▸ Task requirements
Set down each line of the data below exactly as it stands, dropping the pictures.

▸ Dataset extract
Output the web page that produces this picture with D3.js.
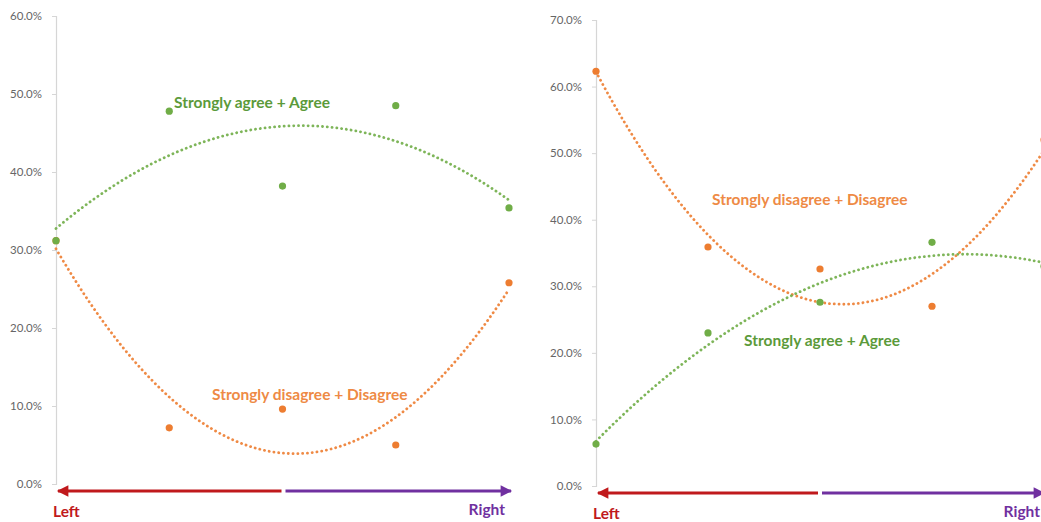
<!DOCTYPE html>
<html>
<head>
<meta charset="utf-8">
<script src="https://cdn.jsdelivr.net/npm/d3@7"></script>
<style>
  html, body { margin: 0; padding: 0; background: #fff; }
  svg { display: block; font-family: Lato, "Open Sans", "Liberation Sans", sans-serif; }
</style>
</head>
<body>
<svg id="chart" width="1041" height="522"></svg>
<script>
// Positions along the political spectrum (1 = far left, 5 = far right)
const positions = [1, 2, 3, 4, 5];

// Left panel: share of respondents (%)
const leftAgree    = [31.2, 47.8, 38.2, 48.5, 35.4];
const leftDisagree = [31.2, 7.2, 9.6, 5.0, 25.8];

// Right panel: share of respondents (%)
const rightAgree    = [6.3, 23.0, 27.6, 36.6, 33.0];
const rightDisagree = [62.3, 35.9, 32.6, 27.0, 52.0];

// Tick labels
const leftTicks  = [0, 10, 20, 30, 40, 50, 60];
const rightTicks = [0, 10, 20, 30, 40, 50, 60, 70];

const seriesNames = ["Strongly agree + Agree", "Strongly disagree + Disagree"];
const endLabels = ["Left", "Right"];

const GREEN = "#70ad47", GREEN_TEXT = "#5b9a3a";
const ORANGE = "#ed7d31", ORANGE_TEXT = "#ee8a45";
const RED = "#c0191c", PURPLE = "#7030a0";

const svg = d3.select("#chart");
const defs = svg.append("defs");
defs.append("marker").attr("id", "headRed").attr("viewBox", "0 0 10 10")
  .attr("refX", 9).attr("refY", 5).attr("markerWidth", 4).attr("markerHeight", 3.6)
  .attr("orient", "auto").attr("markerUnits", "strokeWidth")
  .append("path").attr("d", "M0,0 L10,5 L0,10 z").attr("fill", RED);
defs.append("marker").attr("id", "headPurple").attr("viewBox", "0 0 10 10")
  .attr("refX", 9).attr("refY", 5).attr("markerWidth", 4).attr("markerHeight", 3.6)
  .attr("orient", "auto").attr("markerUnits", "strokeWidth")
  .append("path").attr("d", "M0,0 L10,5 L0,10 z").attr("fill", PURPLE);

// Least-squares second-order polynomial fit, returns f(x)
function polyFit2(xs, ys) {
  const n = xs.length;
  let s = [0, 0, 0, 0, 0], t = [0, 0, 0];
  for (let i = 0; i < n; i++) {
    const x = xs[i], y = ys[i];
    for (let k = 0; k < 5; k++) s[k] += Math.pow(x, k);
    for (let k = 0; k < 3; k++) t[k] += y * Math.pow(x, k);
  }
  // Solve normal equations 3x3 via Cramer's rule
  const A = [[s[0], s[1], s[2]], [s[1], s[2], s[3]], [s[2], s[3], s[4]]];
  const det3 = m => m[0][0]*(m[1][1]*m[2][2]-m[1][2]*m[2][1])
                  - m[0][1]*(m[1][0]*m[2][2]-m[1][2]*m[2][0])
                  + m[0][2]*(m[1][0]*m[2][1]-m[1][1]*m[2][0]);
  const D = det3(A);
  const coef = [0, 1, 2].map(c => {
    const M = A.map((row, r) => row.map((v, j) => j === c ? t[r] : v));
    return det3(M) / D;
  });
  return x => coef[0] + coef[1]*x + coef[2]*x*x;
}

function panel(cfg) {
  const g = svg.append("g");
  const x = d3.scaleLinear().domain([1, 5]).range([cfg.x0, cfg.x1]);
  const y = d3.scaleLinear().domain([0, cfg.yMax]).range([cfg.yBottom, cfg.yTop]);

  // Vertical value axis
  const axis = d3.axisLeft(y).tickValues(cfg.ticks)
    .tickFormat(d => d.toFixed(1) + "%").tickSize(4).tickPadding(10);
  const ax = g.append("g").attr("transform", `translate(${cfg.x0},0)`).call(axis);
  ax.select(".domain").attr("stroke", "#d6d6d6").attr("stroke-width", 1.2);
  ax.selectAll(".tick line").attr("stroke", "#d6d6d6");
  ax.selectAll(".tick text").attr("fill", "#666").attr("font-size", 11.5)
    .attr("font-family", "Lato, 'Open Sans', sans-serif");

  // Trendlines
  const fine = d3.range(1, 5.0001, 0.02);
  const line = d3.line().x(d => x(d[0])).y(d => y(d[1])).curve(d3.curveLinear);
  const series = [
    { vals: cfg.disagree, color: ORANGE },
    { vals: cfg.agree, color: GREEN }
  ];
  series.forEach(s => {
    const f = polyFit2(positions, s.vals);
    g.append("path").datum(fine.map(v => [v, f(v)]))
      .attr("d", line).attr("fill", "none").attr("stroke", s.color)
      .attr("stroke-width", 2.8).attr("stroke-linecap", "round")
      .attr("stroke-dasharray", "0.1 4.7").attr("opacity", 0.9);
  });
  // Data points
  series.forEach(s => {
    g.selectAll(null).data(positions).enter().append("circle")
      .attr("cx", d => x(d)).attr("cy", (d, i) => y(s.vals[i]))
      .attr("r", 3.6).attr("fill", s.color);
  });

  // Series labels
  cfg.labels.forEach(l => {
    g.append("text").attr("x", l.x).attr("y", l.y).text(l.text)
      .attr("fill", l.color).attr("font-weight", 700).attr("font-size", 15.5);
  });

  // Left / right direction arrows
  const mid = (cfg.x0 + cfg.arrowEnd) / 2;
  g.append("line").attr("x1", mid - 2).attr("x2", cfg.x0 + 2)
    .attr("y1", cfg.arrowY).attr("y2", cfg.arrowY)
    .attr("stroke", RED).attr("stroke-width", 3.2).attr("marker-end", "url(#headRed)");
  g.append("line").attr("x1", mid + 2).attr("x2", cfg.arrowEnd)
    .attr("y1", cfg.arrowY).attr("y2", cfg.arrowY)
    .attr("stroke", PURPLE).attr("stroke-width", 3.2).attr("marker-end", "url(#headPurple)");
  g.append("text").attr("x", cfg.x0 - 3).attr("y", cfg.arrowY + 26).text(endLabels[0])
    .attr("fill", RED).attr("font-weight", 700).attr("font-size", 15.5);
  g.append("text").attr("x", cfg.rightLabelX).attr("y", cfg.arrowY + 24).text(endLabels[1])
    .attr("fill", PURPLE).attr("font-weight", 700).attr("font-size", 15.5)
    .attr("text-anchor", "end");
}

panel({
  x0: 56, x1: 509, yTop: 16, yBottom: 484, yMax: 60, ticks: leftTicks,
  agree: leftAgree, disagree: leftDisagree,
  arrowY: 491, arrowEnd: 511, rightLabelX: 505,
  labels: [
    { text: seriesNames[0], x: 174, y: 108, color: GREEN_TEXT },
    { text: seriesNames[1], x: 212, y: 400, color: ORANGE_TEXT }
  ]
});

panel({
  x0: 596, x1: 1044, yTop: 20, yBottom: 486, yMax: 70, ticks: rightTicks,
  agree: rightAgree, disagree: rightDisagree,
  arrowY: 493, arrowEnd: 1044, rightLabelX: 1040,
  labels: [
    { text: seriesNames[1], x: 712, y: 205, color: ORANGE_TEXT },
    { text: seriesNames[0], x: 744, y: 346, color: GREEN_TEXT }
  ]
});
</script>
</body>
</html>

▸ Answer below
Output the web page that produces this picture with D3.js.
<!DOCTYPE html>
<html>
<head>
<meta charset="utf-8">
<script src="https://cdn.jsdelivr.net/npm/d3@7"></script>
<style>
  html, body { margin: 0; padding: 0; background: #fff; }
  svg { display: block; font-family: Lato, "Open Sans", "Liberation Sans", sans-serif; }
</style>
</head>
<body>
<svg id="chart" width="1041" height="522"></svg>
<script>
// Positions along the political spectrum (1 = far left, 5 = far right)
const positions = [1, 2, 3, 4, 5];

// Left panel: share of respondents (%)
const leftAgree    = [31.2, 47.8, 38.2, 48.5, 35.4];
const leftDisagree = [31.2, 7.2, 9.6, 5.0, 25.8];

// Right panel: share of respondents (%)
const rightAgree    = [6.3, 23.0, 27.6, 36.6, 33.0];
const rightDisagree = [62.3, 35.9, 32.6, 27.0, 52.0];

// Tick labels
const leftTicks  = [0, 10, 20, 30, 40, 50, 60];
const rightTicks = [0, 10, 20, 30, 40, 50, 60, 70];

const seriesNames = ["Strongly agree + Agree", "Strongly disagree + Disagree"];
const endLabels = ["Left", "Right"];

const GREEN = "#70ad47", GREEN_TEXT = "#5b9a3a";
const ORANGE = "#ed7d31", ORANGE_TEXT = "#ee8a45";
const RED = "#c0191c", PURPLE = "#7030a0";

const svg = d3.select("#chart");
const defs = svg.append("defs");
defs.append("marker").attr("id", "headRed").attr("viewBox", "0 0 10 10")
  .attr("refX", 9).attr("refY", 5).attr("markerWidth", 4).attr("markerHeight", 3.6)
  .attr("orient", "auto").attr("markerUnits", "strokeWidth")
  .append("path").attr("d", "M0,0 L10,5 L0,10 z").attr("fill", RED);
defs.append("marker").attr("id", "headPurple").attr("viewBox", "0 0 10 10")
  .attr("refX", 9).attr("refY", 5).attr("markerWidth", 4).attr("markerHeight", 3.6)
  .attr("orient", "auto").attr("markerUnits", "strokeWidth")
  .append("path").attr("d", "M0,0 L10,5 L0,10 z").attr("fill", PURPLE);

// Least-squares second-order polynomial fit, returns f(x)
function polyFit2(xs, ys) {
  const n = xs.length;
  let s = [0, 0, 0, 0, 0], t = [0, 0, 0];
  for (let i = 0; i < n; i++) {
    const x = xs[i], y = ys[i];
    for (let k = 0; k < 5; k++) s[k] += Math.pow(x, k);
    for (let k = 0; k < 3; k++) t[k] += y * Math.pow(x, k);
  }
  // Solve normal equations 3x3 via Cramer's rule
  const A = [[s[0], s[1], s[2]], [s[1], s[2], s[3]], [s[2], s[3], s[4]]];
  const det3 = m => m[0][0]*(m[1][1]*m[2][2]-m[1][2]*m[2][1])
                  - m[0][1]*(m[1][0]*m[2][2]-m[1][2]*m[2][0])
                  + m[0][2]*(m[1][0]*m[2][1]-m[1][1]*m[2][0]);
  const D = det3(A);
  const coef = [0, 1, 2].map(c => {
    const M = A.map((row, r) => row.map((v, j) => j === c ? t[r] : v));
    return det3(M) / D;
  });
  return x => coef[0] + coef[1]*x + coef[2]*x*x;
}

function panel(cfg) {
  const g = svg.append("g");
  const x = d3.scaleLinear().domain([1, 5]).range([cfg.x0, cfg.x1]);
  const y = d3.scaleLinear().domain([0, cfg.yMax]).range([cfg.yBottom, cfg.yTop]);

  // Vertical value axis
  const axis = d3.axisLeft(y).tickValues(cfg.ticks)
    .tickFormat(d => d.toFixed(1) + "%").tickSize(4).tickPadding(10);
  const ax = g.append("g").attr("transform", `translate(${cfg.x0},0)`).call(axis);
  ax.select(".domain").attr("stroke", "#d6d6d6").attr("stroke-width", 1.2);
  ax.selectAll(".tick line").attr("stroke", "#d6d6d6");
  ax.selectAll(".tick text").attr("fill", "#666").attr("font-size", 11.5)
    .attr("font-family", "Lato, 'Open Sans', sans-serif");

  // Trendlines
  const fine = d3.range(1, 5.0001, 0.02);
  const line = d3.line().x(d => x(d[0])).y(d => y(d[1])).curve(d3.curveLinear);
  const series = [
    { vals: cfg.disagree, color: ORANGE },
    { vals: cfg.agree, color: GREEN }
  ];
  series.forEach(s => {
    const f = polyFit2(positions, s.vals);
    g.append("path").datum(fine.map(v => [v, f(v)]))
      .attr("d", line).attr("fill", "none").attr("stroke", s.color)
      .attr("stroke-width", 2.8).attr("stroke-linecap", "round")
      .attr("stroke-dasharray", "0.1 4.7").attr("opacity", 0.9);
  });
  // Data points
  series.forEach(s => {
    g.selectAll(null).data(positions).enter().append("circle")
      .attr("cx", d => x(d)).attr("cy", (d, i) => y(s.vals[i]))
      .attr("r", 3.6).attr("fill", s.color);
  });

  // Series labels
  cfg.labels.forEach(l => {
    g.append("text").attr("x", l.x).attr("y", l.y).text(l.text)
      .attr("fill", l.color).attr("font-weight", 700).attr("font-size", 15.5);
  });

  // Left / right direction arrows
  const mid = (cfg.x0 + cfg.arrowEnd) / 2;
  g.append("line").attr("x1", mid - 2).attr("x2", cfg.x0 + 2)
    .attr("y1", cfg.arrowY).attr("y2", cfg.arrowY)
    .attr("stroke", RED).attr("stroke-width", 3.2).attr("marker-end", "url(#headRed)");
  g.append("line").attr("x1", mid + 2).attr("x2", cfg.arrowEnd)
    .attr("y1", cfg.arrowY).attr("y2", cfg.arrowY)
    .attr("stroke", PURPLE).attr("stroke-width", 3.2).attr("marker-end", "url(#headPurple)");
  g.append("text").attr("x", cfg.x0 - 3).attr("y", cfg.arrowY + 26).text(endLabels[0])
    .attr("fill", RED).attr("font-weight", 700).attr("font-size", 15.5);
  g.append("text").attr("x", cfg.rightLabelX).attr("y", cfg.arrowY + 24).text(endLabels[1])
    .attr("fill", PURPLE).attr("font-weight", 700).attr("font-size", 15.5)
    .attr("text-anchor", "end");
}

panel({
  x0: 56, x1: 509, yTop: 16, yBottom: 484, yMax: 60, ticks: leftTicks,
  agree: leftAgree, disagree: leftDisagree,
  arrowY: 491, arrowEnd: 511, rightLabelX: 505,
  labels: [
    { text: seriesNames[0], x: 174, y: 108, color: GREEN_TEXT },
    { text: seriesNames[1], x: 212, y: 400, color: ORANGE_TEXT }
  ]
});

panel({
  x0: 596, x1: 1044, yTop: 20, yBottom: 486, yMax: 70, ticks: rightTicks,
  agree: rightAgree, disagree: rightDisagree,
  arrowY: 493, arrowEnd: 1044, rightLabelX: 1040,
  labels: [
    { text: seriesNames[1], x: 712, y: 205, color: ORANGE_TEXT },
    { text: seriesNames[0], x: 744, y: 346, color: GREEN_TEXT }
  ]
});
</script>
</body>
</html>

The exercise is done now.